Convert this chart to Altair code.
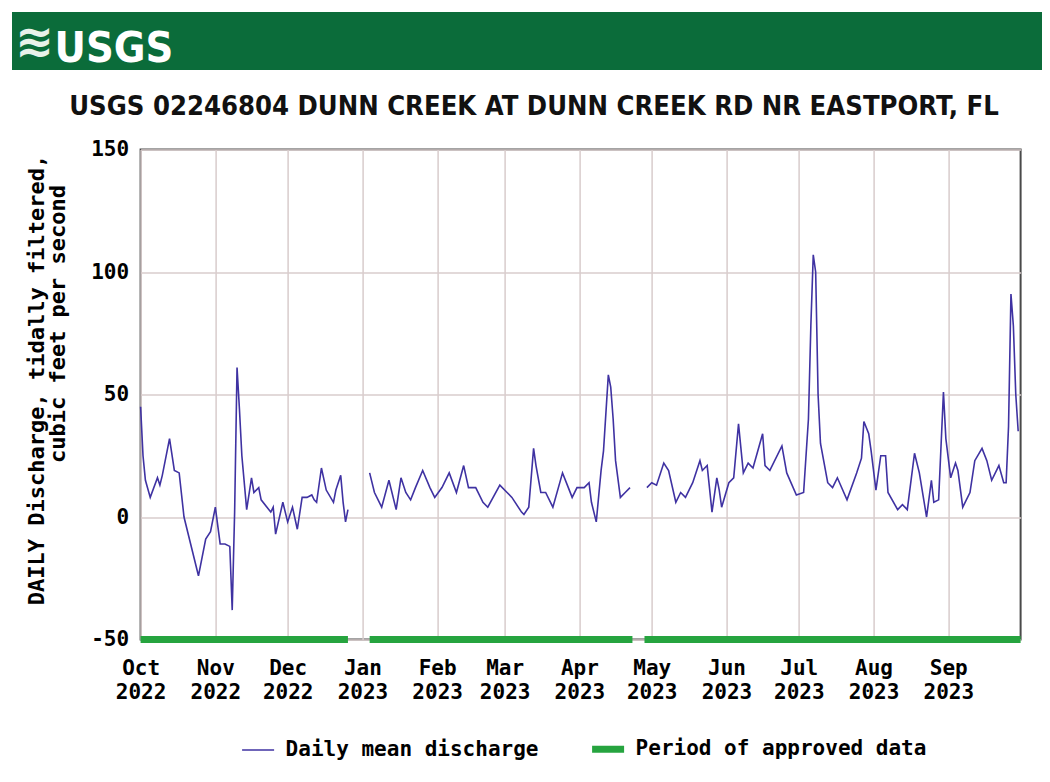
import altair as alt
import pandas as pd

# ---------------- data ----------------
START = "2022-10-01"  # day offsets below are counted from this date

seg1_days = [0, 1, 2, 4, 7, 8, 9, 12, 14, 16, 18, 24, 27, 29, 31, 33, 35, 37, 38, 39,
             40, 41, 42, 44, 46, 47, 49, 50, 54, 55, 56, 59, 61, 63, 65, 67, 69, 71,
             72, 73, 75, 77, 80, 81, 83, 84, 85, 86]
seg1_vals = [45, 25, 15, 8, 16, 13, 17, 32, 19, 18, 0, -24, -9, -6, 4, -11, -11, -12, -38, 2,
             61, 44, 25, 3, 16, 10, 12, 7, 2, 4, -7, 6, -2, 4, -5, 8, 8, 9,
             7, 6, 20, 11, 6, 11, 17, 6, -2, 3]

seg2_days = [95, 97, 100, 103, 106, 108, 110, 112, 114, 117, 120, 122, 125, 128, 131, 134,
             136, 139, 142, 144, 149, 152, 154, 158, 159, 161, 163, 164, 166, 168, 171,
             175, 177, 179, 181, 184, 186, 187, 189, 191, 192, 194, 195, 196, 197, 199,
             201, 203]
seg2_vals = [18, 10, 4, 15, 3, 16, 10, 7, 12, 19, 12, 8, 12, 18, 10, 21,
             12, 12, 6, 4, 13, 10, 8, 2, 1, 4, 28, 21, 10, 10, 4,
             18, 13, 8, 12, 12, 14, 6, -2, 19, 27, 58, 53, 40, 23, 8,
             10, 12]

seg3_days = [210, 212, 214, 217, 219, 222, 224, 226, 229, 232, 233, 235, 237, 239, 240,
             241, 244, 246, 248, 250, 252, 254, 258, 259, 261, 266, 268, 272, 275, 277,
             278, 279, 280, 281, 282, 285, 287, 289, 293, 297, 299, 300, 302, 303, 305,
             307, 309, 310, 314, 316, 318, 321, 323, 326, 328, 329, 331, 333, 334, 336,
             338, 339, 341, 344, 346, 349, 351, 353, 356, 358, 359, 360, 361, 362, 363,
             364]
seg3_vals = [12, 14, 13, 22, 19, 6, 10, 8, 14, 23, 19, 21, 2, 16, 11,
             4, 14, 16, 38, 18, 22, 20, 34, 21, 19, 29, 18, 9, 10, 40,
             78, 107, 100, 50, 30, 14, 12, 16, 7, 18, 24, 39, 34, 27, 11,
             25, 25, 10, 3, 5, 3, 26, 18, 0, 15, 6, 7, 51, 32, 16,
             22, 19, 4, 10, 23, 28, 23, 15, 21, 14, 14, 37, 91, 78, 50,
             35]

approved_start_days = [0, 95, 209]
approved_end_days = [86, 204, 365]

series_names = ["Daily mean discharge", "Period of approved data"]
title_text = "USGS 02246804 DUNN CREEK AT DUNN CREEK RD NR EASTPORT, FL"
# second line sits nearer the top in the reference: lead it with blank (U+2800) cells
y_title = ["DAILY Discharge, tidally filtered,", "\u2800" * 7 + "cubic feet per second"]
y_ticks = [-50, 0, 50, 100, 150]
month_ticks = [(2022, 10), (2022, 11), (2022, 12), (2023, 1), (2023, 2), (2023, 3),
               (2023, 4), (2023, 5), (2023, 6), (2023, 7), (2023, 8), (2023, 9)]

# ---------------- tables ----------------
t0 = pd.Timestamp(START)


def to_dates(days):
    return [(t0 + pd.Timedelta(days=d)).strftime("%Y-%m-%d") for d in days]


rows = []
for seg_id, (dd, vv) in enumerate([(seg1_days, seg1_vals), (seg2_days, seg2_vals),
                                    (seg3_days, seg3_vals)]):
    for d, v in zip(to_dates(dd), vv):
        rows.append({"date": d, "value": v, "seg": seg_id, "series": series_names[0]})
line_df = pd.DataFrame(rows)

appr_df = pd.DataFrame({
    "start": to_dates(approved_start_days),
    "end": to_dates(approved_end_days),
    "value": [-50] * len(approved_start_days),
    "series": [series_names[1]] * len(approved_start_days),
})

one = pd.DataFrame({"k": [0]})

# ---------------- style ----------------
MONO = "'DejaVu Sans Mono', 'Liberation Mono', monospace"
NARROW = "'Liberation Sans Narrow', 'DejaVu Sans Condensed', sans-serif"
PURPLE = "#3f32a2"
GREEN = "#26a43f"
BANNER = "#0b6c3a"
GRID = "#d8cccc"

W, H = 880, 490
PAD_L, PAD_T = 132.6, 141.5

x_scale = alt.Scale(type="utc",
                    domain=[alt.DateTime(year=2022, month=10, date=1, utc=True),
                            alt.DateTime(year=2023, month=10, date=1, utc=True)])
x_axis = alt.Axis(
    values=[alt.DateTime(year=y, month=m, date=1, utc=True) for y, m in month_ticks],
    labelExpr="[utcFormat(datum.value, '%b'), utcFormat(datum.value, '%Y')]",
    title=None, grid=True, gridColor=GRID, gridWidth=1.5, ticks=False, domain=False,
    labelFont=MONO, labelFontSize=21, labelFontWeight="bold", labelColor="black",
    labelPadding=18, labelLineHeight=24, labelAlign="center", labelFlush=False,
    labelOverlap=False,
)
y_scale = alt.Scale(domain=[-50, 150], nice=False, zero=False)
y_axis = alt.Axis(
    values=y_ticks, title=y_title, grid=True, gridColor=GRID, gridWidth=1.5,
    ticks=False, domain=False, labelExpr="'' + datum.value",
    labelFont=MONO, labelFontSize=21, labelFontWeight="bold", labelColor="black",
    labelPadding=12, labelBaseline="middle",
    titleFont=MONO, titleFontSize=22, titleFontWeight="bold", titleColor="black",
    titleLineHeight=21, titleAngle=-90, titleAlign="center", titleBaseline="middle",
    titleX=-104, titleY=230,
)

legend = alt.Legend(
    title=None, orient="none", legendX=98, legendY=580, direction="horizontal",
    columns=2, symbolType="stroke", symbolSize=1024, labelFont=MONO,
    labelFontSize=21, labelFontWeight="bold", labelColor="black", labelOffset=8,
    columnPadding=39, labelLimit=0,
)
color = alt.Color("series:N", scale=alt.Scale(domain=series_names, range=[PURPLE, GREEN]),
                  legend=legend)
swidth = alt.StrokeWidth("series:N", scale=alt.Scale(type="ordinal", domain=series_names,
                                                     range=[1.6, 7]), legend=legend)

line = alt.Chart(line_df).mark_line().encode(
    x=alt.X("date:T", scale=x_scale, axis=x_axis),
    y=alt.Y("value:Q", scale=y_scale, axis=y_axis),
    detail="seg:N", color=color, strokeWidth=swidth,
)

approved = alt.Chart(appr_df).mark_rule(strokeCap="butt").encode(
    x="start:T", x2="end:T", y="value:Q", color=color, strokeWidth=swidth,
)

banner = alt.Chart(one).mark_rect(color=BANNER).encode(
    x=alt.value(-128.6), x2=alt.value(905), y=alt.value(-137.5), y2=alt.value(-79.5))
logo_txt = alt.Chart(one).mark_text(
    text="USGS", font=NARROW, fontSize=43, fontWeight="bold", color="white",
    align="left", baseline="alphabetic").encode(x=alt.value(-86), y=alt.value(-88))
logo_icon = alt.Chart(one).mark_text(
    text="≋", font="DejaVu Sans", fontSize=46, fontWeight="bold", color="#e8f2ea",
    align="center", baseline="middle").encode(x=alt.value(-106), y=alt.value(-107))
title_mark = alt.Chart(one).mark_text(
    text=title_text, font=NARROW, fontSize=27.2, fontWeight="bold", color="#111111",
    align="center", baseline="alphabetic").encode(x=alt.value(393.4), y=alt.value(-35))

chart = alt.layer(banner, logo_icon, logo_txt, title_mark, line, approved).properties(
    width=W, height=H,
    autosize=alt.AutoSizeParams(type="none"),
    padding={"left": PAD_L, "top": PAD_T, "right": 1034 - PAD_L - W,
             "bottom": 766 - PAD_T - H},
).configure_view(stroke="#4a4a4a", strokeWidth=2)

chart.save("out.html", embed_options={"renderer": "svg", "actions": False})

» **Directions**: Everything from the first line to the line with "7, 6, 20, 11, 6, 11, 17, 6, -2, 3]" must be repeated exactly, and nothing else. Leave the pictures out.

» **The output**:
Convert this chart to Altair code.
import altair as alt
import pandas as pd

# ---------------- data ----------------
START = "2022-10-01"  # day offsets below are counted from this date

seg1_days = [0, 1, 2, 4, 7, 8, 9, 12, 14, 16, 18, 24, 27, 29, 31, 33, 35, 37, 38, 39,
             40, 41, 42, 44, 46, 47, 49, 50, 54, 55, 56, 59, 61, 63, 65, 67, 69, 71,
             72, 73, 75, 77, 80, 81, 83, 84, 85, 86]
seg1_vals = [45, 25, 15, 8, 16, 13, 17, 32, 19, 18, 0, -24, -9, -6, 4, -11, -11, -12, -38, 2,
             61, 44, 25, 3, 16, 10, 12, 7, 2, 4, -7, 6, -2, 4, -5, 8, 8, 9,
             7, 6, 20, 11, 6, 11, 17, 6, -2, 3]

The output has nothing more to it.